Closed Eyes. Open Heart. said...
This comment has been removed by the author.
Closed Eyes. Open Heart. said...

A Place to Belong



I really enjoyed reading this blog. I enjoyed how the author used vivid details to describe the AA meetings. I also liked how the author described the different types of people that you get when you go to those meetings. I enjoyed how the author says that every time there’s a meeting every one feels like family no matter how “ragtag” they may be. That shows me that the meetings were a place to feel belong and wanted. A place where there were others like you and you did not have to feel ashamed because you were all going on the same journey, which was a journey to recovery. I especially enjoyed the last sentence of the essay where the author says, she is glad that God gave her life back. I believe that god never really takes it away from us He just watches to see how we manage on our own without him. Then at our lowest point and times in our life when we are about to fall that’s when he catches us and cradles us. I am really happy for you and I am glad that you found a place where you belong.

JENNIFER said...

I like the way you use example to describe the meetings, my grandfather went to the AA meetings also. I can say that my sister also suffers from drinking, she always turns the bottle, but right now my parent are trying to cope with her.

daisy said...

I liked reading this blog because it was very interesting. What I found interesting about it was how the author approached her AA meetings.
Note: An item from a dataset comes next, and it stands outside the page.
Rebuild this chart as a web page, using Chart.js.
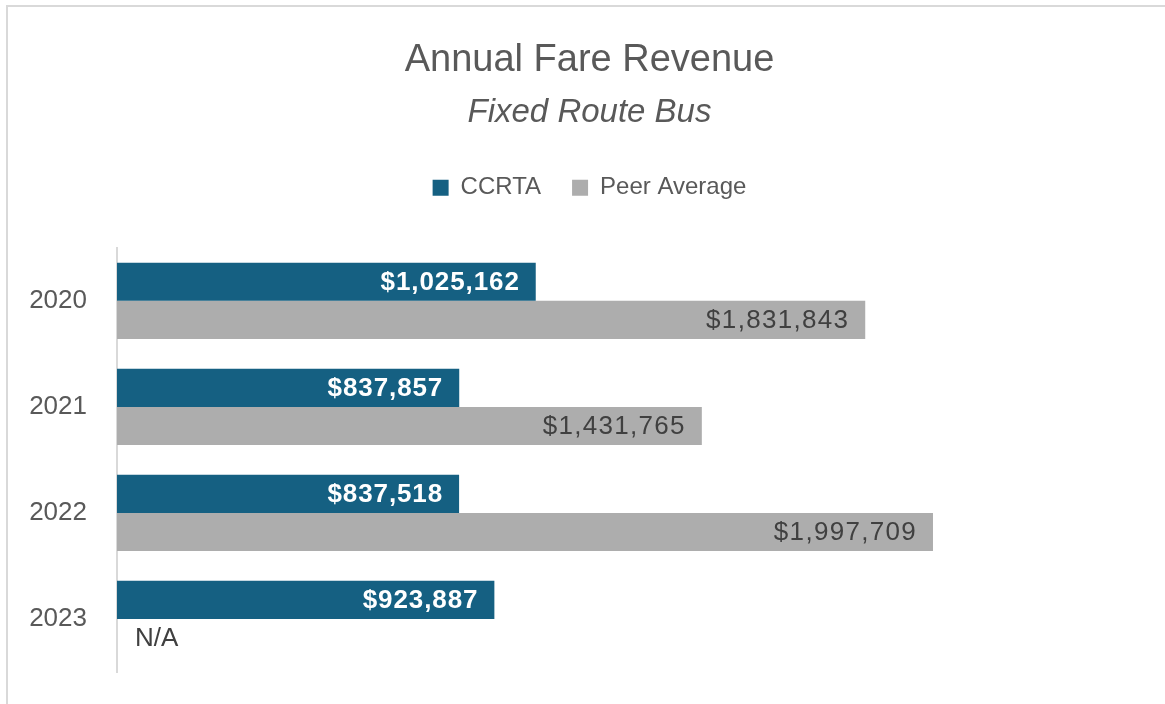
<!DOCTYPE html>
<html><head><meta charset="utf-8">
<script src="https://cdn.jsdelivr.net/npm/chart.js@4.4.1/dist/chart.umd.min.js"></script>
<style>
html,body{margin:0;padding:0;background:#fff;overflow:hidden;width:1165px;height:704px;}
#wrap{position:absolute;left:0;top:0;width:1179px;height:704px;}
#frame{position:absolute;left:6px;top:5px;width:1300px;height:900px;border:2px solid #d9d9d9;box-sizing:border-box;pointer-events:none;}
</style></head><body>
<div id="wrap"><canvas id="c" width="1179" height="704" style="width:1179px;height:704px"></canvas></div>
<div id="frame"></div>
<script>
const categories = ['2020', '2021', '2022', '2023'];
const seriesNames = ['CCRTA', 'Peer Average'];
const ccrtaValues = [1025162, 837857, 837518, 923887];
const peerValues = [1831843, 1431765, 1997709, null];
const titleText = 'Annual Fare Revenue';
const subtitleText = 'Fixed Route Bus';
const missingLabel = 'N/A';

const FAMILY = '"Liberation Sans", Arial, sans-serif';
const fmt = v => '$' + v.toLocaleString('en-US');

const valueLabels = {
  id: 'valueLabels',
  afterDatasetsDraw(chart) {
    const ctx = chart.ctx;
    chart.data.datasets.forEach((ds, di) => {
      const meta = chart.getDatasetMeta(di);
      const st = ds.labelStyle;
      meta.data.forEach((el, i) => {
        const v = ds.data[i];
        ctx.save();
        ctx.textBaseline = 'middle';
        if (v === null || v === undefined) {
          let y = el.y;
          if (!isFinite(y)) {
            const prev = chart.getDatasetMeta(0).data[i];
            y = prev.y + prev.height;
          }
          ctx.textAlign = 'left';
          ctx.font = '26px ' + FAMILY;
          ctx.fillStyle = '#404040';
          ctx.fillText(missingLabel, chart.chartArea.left + 18, y + 1);
        } else {
          ctx.textAlign = 'right';
          ctx.font = st.font;
          ctx.fillStyle = st.color;
          if ('letterSpacing' in ctx) ctx.letterSpacing = st.spacing;
          ctx.fillText(fmt(v), el.x - 16, el.y + 1);
        }
        ctx.restore();
      });
    });
  }
};

new Chart(document.getElementById('c'), {
  type: 'bar',
  data: {
    labels: categories,
    datasets: [
      { label: seriesNames[0], data: ccrtaValues, backgroundColor: '#156082', borderWidth: 0,
        categoryPercentage: 0.72, barPercentage: 1.0,
        labelStyle: { font: 'bold 26px ' + FAMILY, color: '#ffffff', spacing: '0.9px' } },
      { label: seriesNames[1], data: peerValues, backgroundColor: '#ADADAD', borderWidth: 0,
        categoryPercentage: 0.72, barPercentage: 1.0,
        labelStyle: { font: '26px ' + FAMILY, color: '#404040', spacing: '1.3px' } }
    ]
  },
  options: {
    responsive: false,
    animation: false,
    indexAxis: 'y',
    layout: { padding: { left: 0, right: 0, top: 0, bottom: 32 } },
    scales: {
      x: {
        position: 'top', min: 0, max: 2600000,
        grid: { display: false, drawTicks: false },
        border: { display: false },
        ticks: { display: false },
        afterFit(s) { s.height = 38; }
      },
      y: {
        grid: { display: false, drawTicks: false },
        border: { display: true, color: '#d9d9d9', width: 2 },
        ticks: { color: '#595959', font: { family: FAMILY, size: 26 }, padding: 30 },
        afterFit(s) { s.width = 117; s.paddingTop = 0; s.paddingBottom = 0; }
      }
    },
    plugins: {
      title: { display: true, text: titleText, color: '#595959',
        font: { family: FAMILY, size: 38, weight: 'normal' }, padding: { top: 38, bottom: 9.6 } },
      subtitle: { display: true, text: subtitleText, color: '#595959',
        font: { family: FAMILY, size: 33, style: 'italic', weight: 'normal' }, padding: { top: 0, bottom: 12 } },
      legend: { display: true, position: 'top',
        labels: { color: '#595959', font: { family: FAMILY, size: 24 }, boxWidth: 16, boxHeight: 16, padding: 31 } },
      tooltip: { enabled: false }
    }
  },
  plugins: [valueLabels]
});
</script>
</body></html>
She didn't take it as a negative thing but rather a positive thing, a change. I also liked how she really related to her peers and felt like she had something in common and how she relates to them.

This is me S.Acid said...

The author of this blog gave specific details on why she had to or wanted to attend A.A. meetings. Throughout my whole life, I have wanted to know what goes on during A.A. meetings. Now that I have read this blog, I have a good description on how things go, for example, how the people would respond when it comes to telling their part of story. From what I know, the meetings are a way to learn how to cope with the condition and how to continue to live once the coping is through. I am proud to say that people who attend A.A. meetings come together as one to better themselves on their decision making on alcohol addiction. For myself, I haven't been to an A.A. meeting, but deep inside, I know how it can be beneficial or valuable because I have a friend who used to attend A.A. meetings, and she is now aware of the environment where it used to take her "out of control". A.A. meetings not only help people but it shows them that they are not struggling alone.

Laura said...

The reason I selected to write about this blog was because I found it pretty interesting. The way that it was written attracted me. The writer shows passion and is speaking in a serious tone. Reading this blog makes me think that this really happened. It’s almost as if I am there with the author living what she went through. I think that it’s great and wonderful that this person has been able to get past the hard times of drinking and was able to get treated. I know that it’s not an easy thing to do because in my family there is a person that has the same problem and it’s hard for that person so accept his problem. He is also working on being able to control himself. I feel that people that get past this struggle in their life are very strong and brave people.

CHiNa(girl)♥ said...

This story shows how Lennon is able to recognize a problem and fix it. Her drinking problem allowed her to grow and mature. Her outlook on life has become so pleasant. Lennon learned how to be at peace. At first she was disturbed with some thoughts. This is what triggered her drinking problem. Now she is better than ever. I admire the fact that she is able to help others through her words and experiences. She thanks God for helping her out of this rough obstacle in life. By thanking God she started to give back. She now tells her story of how communication and feelings can be expressed without drinking.